One way I can think of is, create a flat file with lookup table data every time lookup table is updated. Use flat file as lookup. Now, this is possible in my case as lookup table is getting loaded through Informatica. What if it is getting updated outside informatica ?

Thank you


Solution

  • enter image description here

    In this example, I am using source table emp_location in the queries, as your sample table. Also the cache files start with emp_location*.

    I created 2 dummy sessions, before your main session.

    1. Create a run table, and save the last session run time in it.

       select * 
       from run_history
       where process_name='EMP_DIM'
      
      +--------------+----------------------+
      | PROCESS_NAME |    LAST_READ_TIME    |
      +--------------+----------------------+
      | EMP_DIM      | 15-MAY-2016 12:00:07 |
      +--------------+----------------------+
      

      In the pre session task of your main session, use something like this.

      update run_history 
      set last_read_time = sysdate
      where process_name='EMP_DIM';
      

    Now find the time, your table was updated. If table doesn't have a update time column, use this to get latest update time of the table.

    select scn_to_timestamp(max(ora_rowscn)) 
    from emp_location;
    

    Now is first dummy session, use this query. It will return 1 row if something was updated in source table after last_read_time. If not, then it will return 0 rows.

    select 1 from dual
    where 
        (select scn_to_timestamp(max(ora_rowscn)) 
          from emp_location)
    >
        (select last_read_time 
           from run_history
           where process_name='EMP_DIM')
    
    1. In the link task, put condition as, $s_check_last_update.TgtSuccessRows=1.

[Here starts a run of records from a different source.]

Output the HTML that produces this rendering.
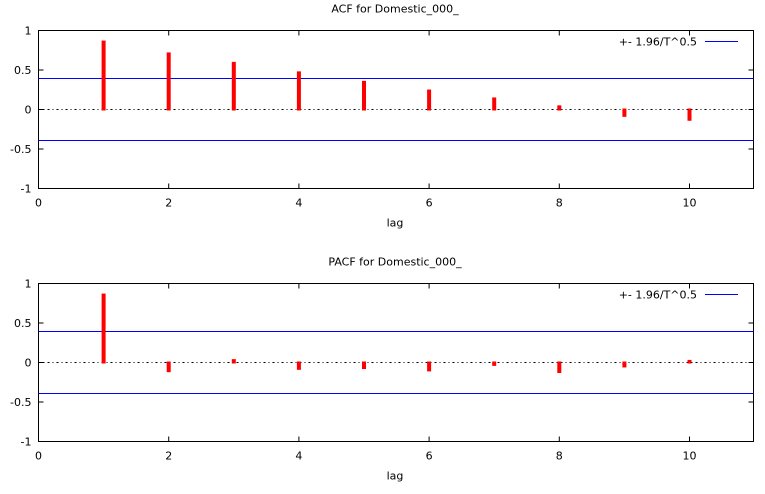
<!DOCTYPE html>
<html><head><meta charset="utf-8"><style>
body{margin:0;background:#fff}
svg text{font-family:"DejaVu Sans","Liberation Sans",sans-serif;font-size:11px;fill:#000}
</style></head><body>
<svg id="c" width="765" height="489" xmlns="http://www.w3.org/2000/svg"></svg>
<script>
const lags=[1,2,3,4,5,6,7,8,9,10];
const acfValues=[0.86,0.71,0.59,0.47,0.35,0.24,0.14,0.04,-0.08,-0.13];
const pacfValues=[0.86,-0.11,0.03,-0.08,-0.07,-0.1,-0.03,-0.12,-0.05,0.02];
const band=0.392;
const xTicks=[0,2,4,6,8,10];
const yTicks=[1,0.5,0,-0.5,-1];
const yTickLabels=["1","0.5","0","-0.5","-1"];
const svg=document.getElementById('c');
const NS="http://www.w3.org/2000/svg";
function el(t,a,txt){const e=document.createElementNS(NS,t);for(const k in a)e.setAttribute(k,a[k]);if(txt!==undefined)e.textContent=txt;svg.appendChild(e);return e;}
const L=38.5,R=753.5,xs=65.1;
function X(v){return L+v*xs;}
function panel(top,bottom,vals,title,prefix){
  const Y=v=>(top+bottom)/2-v*(bottom-top)/2;
  let e;
  e=el('text',{x:395,y:top-18,'text-anchor':'middle'},title);
  
  
  e=el('rect',{x:L,y:top,width:R-L,height:bottom-top,fill:'none',stroke:'#000','stroke-width':1});
  
  
  yTicks.forEach((t,i)=>{
    el('line',{x1:L,x2:L+5,y1:Y(t),y2:Y(t),stroke:'#000'});
    el('line',{x1:R-5,x2:R,y1:Y(t),y2:Y(t),stroke:'#000'});
    e=el('text',{x:L-7,y:Y(t)+4,'text-anchor':'end'},yTickLabels[i]);
    
    
  });
  xTicks.forEach(t=>{
    el('line',{x1:X(t),x2:X(t),y1:top,y2:top+5,stroke:'#000'});
    el('line',{x1:X(t),x2:X(t),y1:bottom,y2:bottom-5,stroke:'#000'});
    e=el('text',{x:X(t),y:bottom+18,'text-anchor':'middle'},String(t));
    
    
  });
  e=el('text',{x:395,y:bottom+38,'text-anchor':'middle'},'lag');
  
  
  e=el('line',{x1:L,x2:R,y1:Y(0),y2:Y(0),stroke:'#000','stroke-dasharray':'2,3,1,3'});
  
  
  [band,-band].forEach(b=>{
    e=el('line',{x1:L,x2:R,y1:Y(b),y2:Y(b),stroke:'#0000ff'});
    
    
  });
  lags.forEach((l,i)=>{
    const v=vals[i];
    e=el('rect',{x:X(l)-2,y:Math.min(Y(v),Y(0))-1,width:4,height:Math.abs(Y(v)-Y(0))+2,fill:'#ff0000'});
    
    
  });
  e=el('text',{x:697,y:top+15,'text-anchor':'end'},'+- 1.96/T^0.5');
  
  
  e=el('line',{x1:705,x2:738,y1:top+11,y2:top+11,stroke:'#0000ff'});
  
  
}
panel(30.5,188.5,acfValues,'ACF for Domestic_000_','acf');
panel(283.5,441.5,pacfValues,'PACF for Domestic_000_','pacf');
</script>
</body></html>
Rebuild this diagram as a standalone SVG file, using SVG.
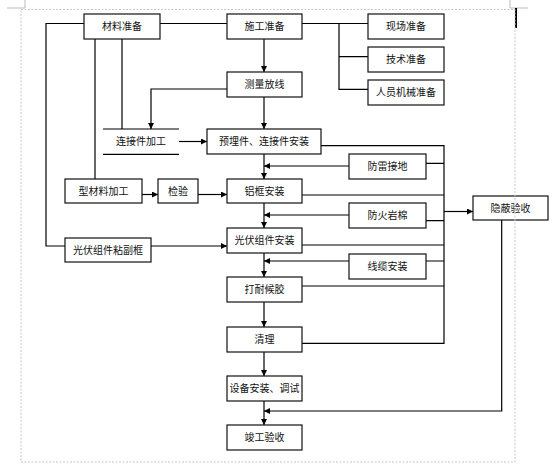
<svg xmlns="http://www.w3.org/2000/svg" width="559" height="467" viewBox="0 0 559 467">
<style>
.box{fill:#fff;stroke:#111;stroke-width:1.2}
.t{font-family:"Noto Sans CJK SC","Liberation Sans",sans-serif;font-size:10px;fill:#111;text-anchor:middle}
.c{fill:none;stroke:#000;stroke-width:1.2}
.pg{fill:none;stroke:#c8c8c8;stroke-width:1;stroke-dasharray:2,1.5}
.mk{fill:none;stroke:#bbb;stroke-width:1}
</style>
<defs>
<marker id="a" markerUnits="userSpaceOnUse" markerWidth="7" markerHeight="7" refX="6" refY="3" orient="auto">
<path d="M0,0 L6,3 L0,6 z" fill="#000"/>
</marker>
</defs>
<rect width="559" height="467" fill="#fff"/>
<g id="page">
<path class="mk" d="M7,8 H25 V0 M510,0 V8 H528"/>
<rect x="515" y="8" width="2" height="20" fill="#000"/>
</g>
<g id="connectors">
<path class="c" d="M160,23.5 H227"/>
<path class="c" d="M302,23.5 H368 M339,23.5 V89.3 H368 M339,56.7 H368"/>
<path class="c" d="M84,23.5 H46 V246 H65"/>
<path class="c" d="M95,39 V179"/>
<path class="c" d="M122,39 V129"/>
<path class="c" d="M264,39 V72" marker-end="url(#a)"/>
<path class="c" d="M227,89 H151 V129" marker-end="url(#a)"/>
<path class="c" d="M264,97 V129" marker-end="url(#a)"/>
<path class="c" d="M179,141.5 H207" marker-end="url(#a)"/>
<path class="c" d="M264,154 V179" marker-end="url(#a)"/>
<path class="c" d="M142,194.5 H158" marker-end="url(#a)"/>
<path class="c" d="M198,194.5 H227" marker-end="url(#a)"/>
<path class="c" d="M264,203 V228" marker-end="url(#a)"/>
<path class="c" d="M151,246 H227" marker-end="url(#a)"/>
<path class="c" d="M264,253 V277" marker-end="url(#a)"/>
<path class="c" d="M264,302 V327" marker-end="url(#a)"/>
<path class="c" d="M264,352 V376" marker-end="url(#a)"/>
<path class="c" d="M264,401 V425" marker-end="url(#a)"/>
<path class="c" d="M349,166 H264" marker-end="url(#a)"/>
<path class="c" d="M349,215 H264" marker-end="url(#a)"/>
<path class="c" d="M349,261 H264" marker-end="url(#a)"/>
<path class="c" d="M321,145.7 H444 V343.3 H302"/>
<path class="c" d="M426,163.3 H444 M302,195 H444 M426,220.7 H444 M302,245 H444 M426,261 H444 M302,286 H444"/>
<path class="c" d="M444,211.5 H473" marker-end="url(#a)"/>
<path class="c" d="M501.7,220 V411 H264" marker-end="url(#a)"/>
</g>
<g id="n1"><rect class="box" x="84" y="14" width="76" height="25"/><text class="t" x="122" y="30">材料准备</text></g>
<g id="n2"><rect class="box" x="227" y="14" width="75" height="25"/><text class="t" x="264.5" y="30">施工准备</text></g>
<g id="n3"><rect class="box" x="368" y="14" width="76" height="25"/><text class="t" x="406" y="30">现场准备</text></g>
<g id="n4"><rect class="box" x="368" y="47" width="76" height="25"/><text class="t" x="406" y="63">技术准备</text></g>
<g id="n5"><rect class="box" x="368" y="80" width="76" height="25"/><text class="t" x="406" y="96">人员机械准备</text></g>
<g id="n6"><rect class="box" x="227" y="72" width="75" height="25"/><text class="t" x="264.5" y="88">测量放线</text></g>
<g id="n7"><rect x="103" y="129" width="76" height="25" fill="#fff"/><path class="c" d="M103,129 H179 M103,154.3 H179"/><text class="t" x="141" y="145">连接件加工</text></g>
<g id="n8"><rect class="box" x="207" y="129" width="114" height="25"/><text class="t" x="264" y="145">预埋件、连接件安装</text></g>
<g id="n9"><rect class="box" x="349" y="154" width="77" height="25"/><text class="t" x="387.5" y="170">防雷接地</text></g>
<g id="n10"><rect class="box" x="65" y="179" width="77" height="24"/><text class="t" x="103.5" y="195">型材料加工</text></g>
<g id="n11"><rect class="box" x="158" y="179" width="40" height="24"/><text class="t" x="178" y="195">检验</text></g>
<g id="n12"><rect class="box" x="227" y="179" width="75" height="24"/><text class="t" x="264.5" y="195">铝框安装</text></g>
<g id="n13"><rect class="box" x="349" y="203" width="77" height="25"/><text class="t" x="387.5" y="219">防火岩棉</text></g>
<g id="n14"><rect class="box" x="473" y="196" width="75" height="24"/><text class="t" x="510.5" y="212">隐蔽验收</text></g>
<g id="n15"><rect class="box" x="227" y="228" width="75" height="25"/><text class="t" x="264.5" y="244">光伏组件安装</text></g>
<g id="n16"><rect class="box" x="65" y="238" width="86" height="24"/><text class="t" x="108" y="254">光伏组件粘副框</text></g>
<g id="n17"><rect class="box" x="349" y="254" width="77" height="25"/><text class="t" x="387.5" y="270">线缆安装</text></g>
<g id="n18"><rect class="box" x="227" y="277" width="75" height="25"/><text class="t" x="264.5" y="293">打耐候胶</text></g>
<g id="n19"><rect class="box" x="227" y="327" width="75" height="25"/><text class="t" x="264.5" y="343">清理</text></g>
<g id="n20"><rect class="box" x="227" y="376" width="75" height="25"/><text class="t" x="264.5" y="392">设备安装、调试</text></g>
<g id="n21"><rect class="box" x="227" y="425" width="75" height="25"/><text class="t" x="264.5" y="441">竣工验收</text></g>
<path class="pg" d="M21,9.5 H515 V462 H21 Z"/>
</svg>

      So next session will only run when there was a real change. In its post_session_task run a command to clear cache files.

      Windows: del $PMCacheDir\emp_location* Unix: rm -rf $PMCacheDir\emp_location*

    2. This link task will have condition like. IIF($s_check_last_update.TgtSuccessRows=1,0,1).

    3. In the main session, openGeneral tab and use Treat Input links as OR.

      Now Integration service will recreate fresh cache files, if they are deleted.

    Alternatively, you can achieve the same thing by a shell/bash script, which will connect to Oracle and check if something was updated in table, after last read time. And if true, it should remove cache files.